┌──
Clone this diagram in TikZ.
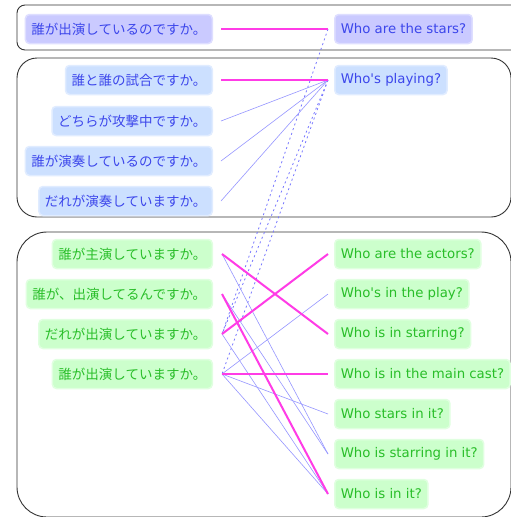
\documentclass[tikz,border=0pt]{standalone}
\usepackage{fontspec}
\setmainfont{Noto Sans CJK JP}
\newfontfamily\latinfont{DejaVu Sans}
\definecolor{lavfill}{RGB}{202,202,255}
\definecolor{lavedge}{RGB}{222,222,255}
\definecolor{bluefill}{RGB}{204,224,255}
\definecolor{blueedge}{RGB}{224,236,255}
\definecolor{bluetext}{RGB}{60,70,235}
\definecolor{greenfill}{RGB}{204,255,204}
\definecolor{greenedge}{RGB}{224,255,224}
\definecolor{greentext}{RGB}{40,190,40}
\definecolor{pinkline}{RGB}{255,60,230}
\definecolor{thinline}{RGB}{150,150,255}
\definecolor{dashline}{RGB}{120,120,255}
\begin{document}
\begin{tikzpicture}[x=1pt,y=-1pt,
  lab/.style={rounded corners=4pt, line width=1.5pt, minimum height=29pt,
    inner xsep=6pt, inner ysep=0pt},
  jleft/.style={lab, anchor=east, font=\fontsize{13.5}{15}\selectfont},
  eright/.style={lab, anchor=west, font=\latinfont\fontsize{13.3}{15}\selectfont},
  lav/.style={fill=lavfill, draw=lavedge, text=bluetext},
  lblue/.style={fill=bluefill, draw=blueedge, text=bluetext},
  lgreen/.style={fill=greenfill, draw=greenedge, text=greentext},
  group/.style={draw=black!80, line width=0.9pt},
  strong/.style={draw=pinkline, line width=2pt},
  weak/.style={draw=thinline, line width=0.6pt},
  dotted link/.style={draw=dashline, line width=0.8pt, dash pattern=on 2pt off 3pt}]
\useasboundingbox (0,0) rectangle (511,517);
\clip (0,0) rectangle (511,517);
\fill[white] (0,0) rectangle (511,517);
% group boxes
\draw[group, rounded corners=8pt] (17,5) rectangle (530,50);
\draw[group, rounded corners=20pt] (17,58) rectangle (511,217);
\draw[group, rounded corners=30pt] (17,232) rectangle (511,517);
% left nodes
\node[jleft, lav] (j1) at (213,29) {誰が出演しているのですか。};
\node[jleft, lblue] (j2) at (213,80) {誰と誰の試合ですか。};
\node[jleft, lblue] (j3) at (213,121) {どちらが攻撃中ですか。};
\node[jleft, lblue] (j4) at (213,161) {誰が演奏しているのですか。};
\node[jleft, lblue] (j5) at (213,201) {だれが演奏していますか。};
\node[jleft, lgreen] (j6) at (213,254) {誰が主演していますか。};
\node[jleft, lgreen] (j7) at (213,294) {誰が、出演してるんですか。};
\node[jleft, lgreen] (j8) at (213,334) {だれが出演していますか。};
\node[jleft, lgreen] (j9) at (213,374) {誰が出演していますか。};
% right nodes
\node[eright, lav] (e1) at (334,29) {Who are the stars?};
\node[eright, lblue] (e2) at (334,80) {Who's playing?};
\node[eright, lgreen] (e3) at (334,254) {Who are the actors?};
\node[eright, lgreen] (e4) at (334,294) {Who's in the play?};
\node[eright, lgreen] (e5) at (334,334) {Who is in starring?};
\node[eright, lgreen] (e6) at (334,374) {Who is in the main cast?};
\node[eright, lgreen] (e7) at (334,414) {Who stars in it?};
\node[eright, lgreen] (e8) at (334,454) {Who is starring in it?};
\node[eright, lgreen] (e9) at (334,494) {Who is in it?};
% dashed links
\path[dotted link] ([xshift=-6pt]e1.west) -- ([xshift=9pt]j8.east);
\path[dotted link] ([xshift=-6pt]e2.west) -- ([xshift=9pt]j8.east);
\path[dotted link] ([xshift=-6pt]e2.west) -- ([xshift=9pt]j9.east);
% thin links
\path[weak] ([xshift=8pt]j3.east) -- ([xshift=-6pt]e2.west);
\path[weak] ([xshift=8pt]j4.east) -- ([xshift=-6pt]e2.west);
\path[weak] ([xshift=8pt]j5.east) -- ([xshift=-6pt]e2.west);
\path[weak] ([xshift=9pt]j6.east) -- ([xshift=-6pt]e8.west);
\path[weak] ([xshift=9pt]j7.east) -- ([xshift=-6pt]e8.west);
\path[weak] ([xshift=9pt]j8.east) -- ([xshift=-6pt]e9.west);
\path[weak] ([xshift=9pt]j9.east) -- ([xshift=-6pt]e4.west);
\path[weak] ([xshift=9pt]j9.east) -- ([xshift=-6pt]e7.west);
\path[weak] ([xshift=9pt]j9.east) -- ([xshift=-6pt]e9.west);
% strong links
\path[strong] ([xshift=8pt]j1.east) -- ([xshift=-6pt]e1.west);
\path[strong] ([xshift=8pt]j2.east) -- ([xshift=-6pt]e2.west);
\path[strong] ([xshift=9pt]j6.east) -- ([xshift=-6pt]e5.west);
\path[strong] ([xshift=9pt]j8.east) -- ([xshift=-6pt]e3.west);
\path[strong] ([xshift=9pt]j7.east) -- ([xshift=-6pt]e9.west);
\path[strong] ([xshift=9pt]j9.east) -- ([xshift=-6pt]e6.west);
\end{tikzpicture}
\end{document}
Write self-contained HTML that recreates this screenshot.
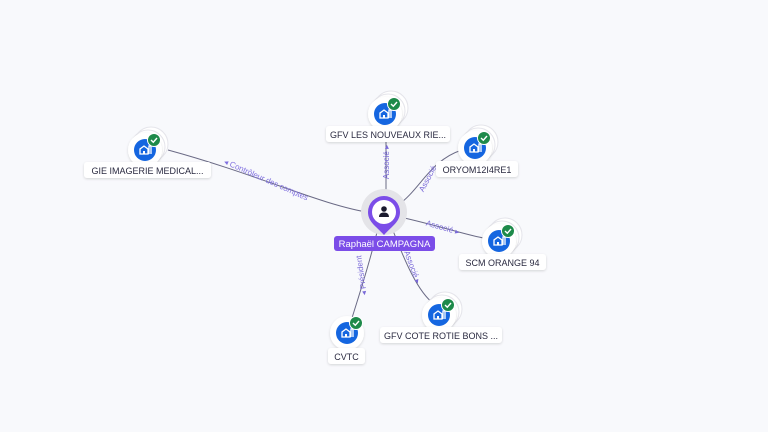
<!DOCTYPE html>
<html><head><meta charset="utf-8"><style>
html,body{margin:0;padding:0;background:#f8f9fc;}
svg{display:block}
text{font-family:"Liberation Sans",sans-serif;}
</style></head><body>
<svg width="768" height="432" viewBox="0 0 768 432" xmlns="http://www.w3.org/2000/svg">
<defs>
<filter id="sh" x="-30%" y="-30%" width="160%" height="160%"><feDropShadow dx="0" dy="1" stdDeviation="1.2" flood-color="#000" flood-opacity="0.15"/></filter>
<g id="co">
<circle cx="6" cy="-6" r="17" fill="#fff" stroke="#e4e4ea"/>
<circle cx="3" cy="-3" r="17" fill="#fff" stroke="#e4e4ea"/>
<circle cx="0" cy="0" r="17" fill="#fff" filter="url(#sh)"/>
<circle cx="0" cy="0" r="11" fill="#1566e0"/>
<path d="M-5,4 V-1 L-1,-4 L3,-1 V4 Z M4,4 V-4 H6 V4" fill="none" stroke="#fff" stroke-width="1.3"/>
<rect x="-2" y="1" width="2" height="3" fill="#fff"/>
<circle cx="9" cy="-10" r="6.5" fill="#1e8a4a" stroke="#fff" stroke-width="1"/>
<path d="M6,-10 L8.3,-7.8 L12,-12" fill="none" stroke="#fff" stroke-width="1.4"/>
</g>
<g id="co1">
<circle cx="0" cy="0" r="17" fill="#fff" filter="url(#sh)"/>
<circle cx="0" cy="0" r="11" fill="#1566e0"/>
<path d="M-5,4 V-1 L-1,-4 L3,-1 V4 Z M4,4 V-4 H6 V4" fill="none" stroke="#fff" stroke-width="1.3"/>
<rect x="-2" y="1" width="2" height="3" fill="#fff"/>
<circle cx="9" cy="-10" r="6.5" fill="#1e8a4a" stroke="#fff" stroke-width="1"/>
<path d="M6,-10 L8.3,-7.8 L12,-12" fill="none" stroke="#fff" stroke-width="1.4"/>
</g>
</defs>
<g fill="none" stroke="#6a6a85" stroke-width="1">
<path d="M372,213 C 320,205 260,175 168,150"/>
<path d="M386,196 V 128"/>
<path d="M398,205 C 420,190 430,160 462,150"/>
<path d="M400,217 C 440,226 470,236 484,238"/>
<path d="M392,228 C 405,262 418,292 434,304"/>
<path d="M378,228 C 370,262 360,292 352,318"/>
</g>
<g fill="#7a6ad8" font-size="8">
<text transform="translate(265,182) rotate(24)" text-anchor="middle" fill="#8070e0">◂ Contrôleur des comptes</text>
<text transform="translate(389,162) rotate(-90)" text-anchor="middle">Associé ▸</text>
<text transform="translate(430,180) rotate(-62)" text-anchor="middle">Associé</text>
<text transform="translate(442,230) rotate(16)" text-anchor="middle">Associé ▸</text>
<text transform="translate(410,268) rotate(70)" text-anchor="middle">Associé ▸</text>
<text transform="translate(364,275) rotate(-98)" text-anchor="middle">◂ Président</text>
</g>
<!-- center -->
<circle cx="384" cy="212" r="23" fill="#e4e4e8"/>
<path d="M368,212 A16,16 0 1 1 400,212 C400,222 392,226 384,235 C376,226 368,222 368,212 Z" fill="#7b4de8"/>
<circle cx="384" cy="212" r="12" fill="#fff"/>
<circle cx="384" cy="209" r="2.8" fill="#1a1a2e"/>
<path d="M379,217 Q379,212.5 384,212.5 Q389,212.5 389,217 Z" fill="#1a1a2e"/>
<rect x="334" y="236" width="101" height="15" rx="3" fill="#7b4de8"/>
<text x="384.5" y="247" text-anchor="middle" font-size="9.5" fill="#fff">Raphaël CAMPAGNA</text>
<!-- nodes -->
<use href="#co" x="145" y="150"/>
<use href="#co" x="385" y="114"/>
<use href="#co" x="475" y="148"/>
<use href="#co" x="499" y="241"/>
<use href="#co" x="439" y="315"/>
<use href="#co1" x="347" y="333"/>
<g font-size="9" fill="#2a2a40" text-anchor="middle">
<rect x="84" y="162" width="127" height="16" rx="3" fill="#fff" filter="url(#sh)"/>
<text x="147.5" y="174">GIE IMAGERIE MEDICAL...</text>
<rect x="326" y="126" width="124" height="16" rx="3" fill="#fff" filter="url(#sh)"/>
<text x="388" y="138">GFV LES NOUVEAUX RIE...</text>
<rect x="436" y="161" width="82" height="16" rx="3" fill="#fff" filter="url(#sh)"/>
<text x="477" y="173">ORYOM12I4RE1</text>
<rect x="459" y="254" width="87" height="16" rx="3" fill="#fff" filter="url(#sh)"/>
<text x="502.5" y="266">SCM ORANGE 94</text>
<rect x="380" y="327" width="122" height="16" rx="3" fill="#fff" filter="url(#sh)"/>
<text x="441" y="339">GFV COTE ROTIE BONS ...</text>
<rect x="328" y="348" width="37" height="16" rx="3" fill="#fff" filter="url(#sh)"/>
<text x="346.5" y="360">CVTC</text>
</g>
</svg>
</body></html>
└──
**WHAT IS REQUIRED**
Gather each line of the listing that holds the string "this".

**TASK RESPONSE**
Clone this diagram in TikZ.
Write self-contained HTML that recreates this screenshot.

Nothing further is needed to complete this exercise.